Archive

Archive for the ‘HADR’ Category

When SQL Server AlwaysOn for HADR is not always suitable

November 22, 2013 Comments off

Contrary to popular perception on how smooth SQL AlwaysOn can be for HADR scenarios, my experiences with it has been not so great when it comes to DR situation. AlwaysOn will need meticulous design, planning and DR procedures (TEST, TEST, and TEST) to ensure smooth failover/failback.

I embarked on designing and implementing SQL 2012 HADR solution across two sites based on white paper FCI+AG. My implementation was 2 node SQL VM FCI at each site and had additional complexities –

  • HyperV Virtualization
  • Only Guest Failover Clustering
  • SQL Disks presented directly to the guest
  • Mount Points to circumvent limited drive letters

You might be asking me WHY FOR HEAVENS SAKE? Yes I did as well. It was a strict customer requirement to virtualize everything. Virtualizing also helped reduce SQL Licensing cost (for core counts). FCI will require Guest clustering hence the disks need to be direct attached to the guest from a shared SAN with multipath IO. Redundancy was built in at each physical and logical layers sufficiently (rather excessively).

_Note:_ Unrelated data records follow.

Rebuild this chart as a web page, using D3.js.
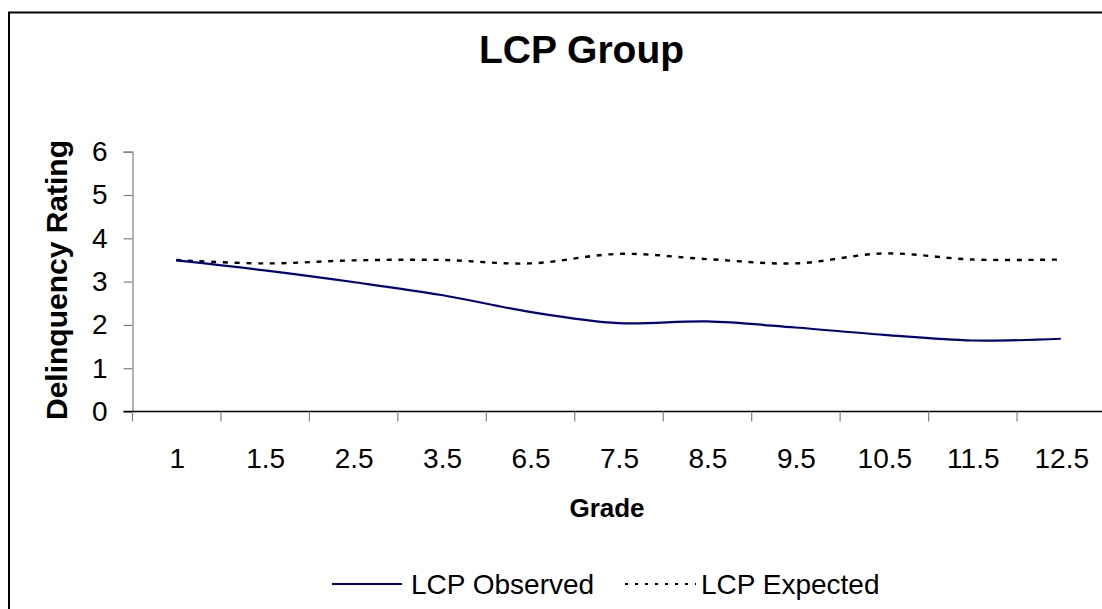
<!DOCTYPE html>
<html>
<head>
<meta charset="utf-8">
<script src="https://cdn.jsdelivr.net/npm/d3@7"></script>
<style>
  html, body { margin: 0; padding: 0; background: #fff; }
  svg { display: block; }
  text { font-family: "Liberation Sans", Arial, sans-serif; fill: #000; }
</style>
</head>
<body>
<svg id="chart" width="1102" height="609"></svg>
<script>
const categories = ["1", "1.5", "2.5", "3.5", "6.5", "7.5", "8.5", "9.5", "10.5", "11.5", "12.5"];
const observed = [3.49, 3.26, 2.99, 2.69, 2.30, 2.04, 2.08, 1.94, 1.77, 1.64, 1.68];
const expected = [3.50, 3.42, 3.49, 3.50, 3.42, 3.64, 3.52, 3.42, 3.65, 3.51, 3.51];
const yTicks = [0, 1, 2, 3, 4, 5, 6];
const seriesNames = ["LCP Observed", "LCP Expected"];
const chartTitle = "LCP Group";
const xTitle = "Grade";
const yTitle = "Delinquency Rating";

const svg = d3.select("#chart");

// chart frame
svg.append("rect")
  .attr("x", 9).attr("y", 12.5).attr("width", 1200).attr("height", 700)
  .attr("fill", "none").attr("stroke", "#000").attr("stroke-width", 2);

const x = d3.scaleBand().domain(categories).range([132, 1105]).padding(0);
const y = d3.scaleLinear().domain([0, 6]).range([411.5, 151.7]);
const cx = d => x(d) + x.bandwidth() / 2;

// y axis
const yAxis = svg.append("g").attr("transform", "translate(132.5,0)")
  .call(d3.axisLeft(y).tickValues(yTicks).tickSize(9).tickPadding(16).tickFormat(d3.format("d")));
yAxis.select(".domain").attr("stroke", "#808080").attr("stroke-width", 1.2);
yAxis.selectAll(".tick line").attr("stroke", "#808080").attr("stroke-width", 1.2);
yAxis.selectAll(".tick text").style("font-size", "28px").attr("fill", "#000")
  .style("font-family", "'Liberation Sans', Arial, sans-serif");

// x axis
const xg = svg.append("g").attr("transform", "translate(0,411.5)");
xg.append("line").attr("x1", 123.5).attr("x2", 1105).attr("y1", 0).attr("y2", 0)
  .attr("stroke", "#000").attr("stroke-width", 1.3);
const boundaries = categories.map(c => x(c)).concat([x(categories[categories.length - 1]) + x.bandwidth()]);
xg.selectAll("line.tk").data(boundaries).join("line").attr("class", "tk")
  .attr("x1", d => d + 0.5).attr("x2", d => d + 0.5).attr("y1", 0).attr("y2", 10)
  .attr("stroke", "#808080").attr("stroke-width", 1.2);
xg.selectAll("text.lbl").data(categories).join("text").attr("class", "lbl")
  .attr("x", d => cx(d) + 1).attr("y", 56)
  .attr("text-anchor", "middle").style("font-size", "28px")
  .text(d => d);

// lines
const line = (vals) => d3.line()
  .x((d, i) => cx(categories[i]))
  .y(d => y(d))
  .curve(d3.curveCatmullRom.alpha(0.5))(vals);

svg.append("path").attr("d", line(expected))
  .attr("fill", "none").attr("stroke", "#000").attr("stroke-width", 2.4)
  .attr("stroke-dasharray", "5,6.7");
svg.append("path").attr("d", line(observed))
  .attr("fill", "none").attr("stroke", "#000080").attr("stroke-width", 2.2);

// titles
svg.append("text").attr("x", 581.5).attr("y", 63).attr("text-anchor", "middle")
  .style("font-size", "39px").style("font-weight", "bold").text(chartTitle);
svg.append("text").attr("x", 607).attr("y", 517).attr("text-anchor", "middle")
  .style("font-size", "26px").style("font-weight", "bold").text(xTitle);
svg.append("text").attr("transform", "translate(67,280) rotate(-90)")
  .attr("text-anchor", "middle")
  .style("font-size", "30px").style("font-weight", "bold").text(yTitle);

// legend
const lg = svg.append("g");
lg.append("line").attr("x1", 332).attr("x2", 402).attr("y1", 584).attr("y2", 584)
  .attr("stroke", "#000080").attr("stroke-width", 2.2);
lg.append("text").attr("x", 411).attr("y", 594).style("font-size", "28px").text(seriesNames[0]);
lg.append("line").attr("x1", 625).attr("x2", 696).attr("y1", 584).attr("y2", 584)
  .attr("stroke", "#000").attr("stroke-width", 2)
  .attr("stroke-dasharray", "3,7");
lg.append("text").attr("x", 701).attr("y", 594).style("font-size", "28px").text(seriesNames[1]);
</script>
</body>
</html>
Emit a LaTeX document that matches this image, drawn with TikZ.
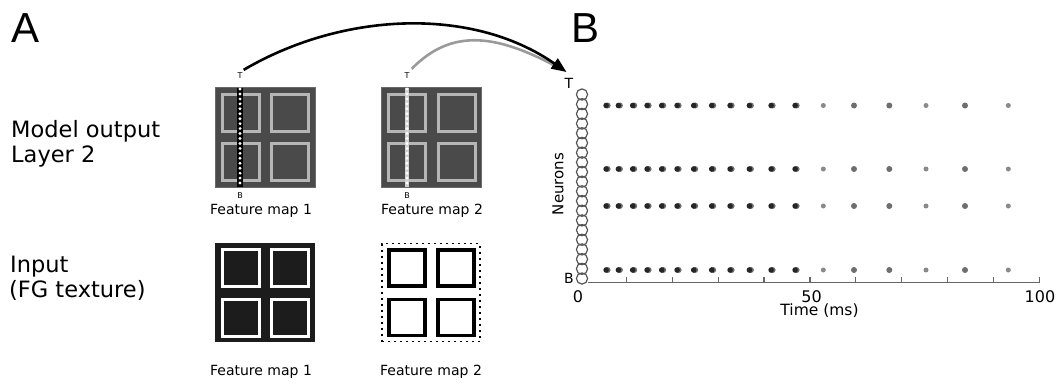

Figure 1: High Level SQL Solution

Note: Storage replication was strictly to transport backups between site

Although it was complex I successfully implemented it and tested the failover and failback within the stipulated RPO/RTO. But soon after we started experiencing intermittent disruptions at host level resulting in unexpected power on/off of SQL nodes. This resulted in some databases on DR appear in RECOVERY PENDING status. Resolution for which is to remove database from AG or recreate the AG. Important fact is the server instance on which the secondary replica is hosted will be unavailable in such case. Your upstream applications are using AG Listener and any changes or reverting to instance name will have further rework, testing and downtime.

Lesson learnt –

  • You may want a second local server instance to host a secondary replica. This should help you restore and recreate AG Databases without having to entirely rely on second site. But beware of the licensing implications and cost of doubling compute, storage and network resources at each site
  • Alternatively completely forgo FCI
  • Look at further abstraction from AG such as SQL ALIAS for upstream applications
  • Have a strong SQL DBA monitor and oversee SQL environment and SQL DR procedures instead of your platform guys

Question is though does it really pay to have AlwaysOn HADR? Using Storage Replication technologies for syncing backups/Tlogs and manual DR restore maybe smoother in some cases. What are your thoughts?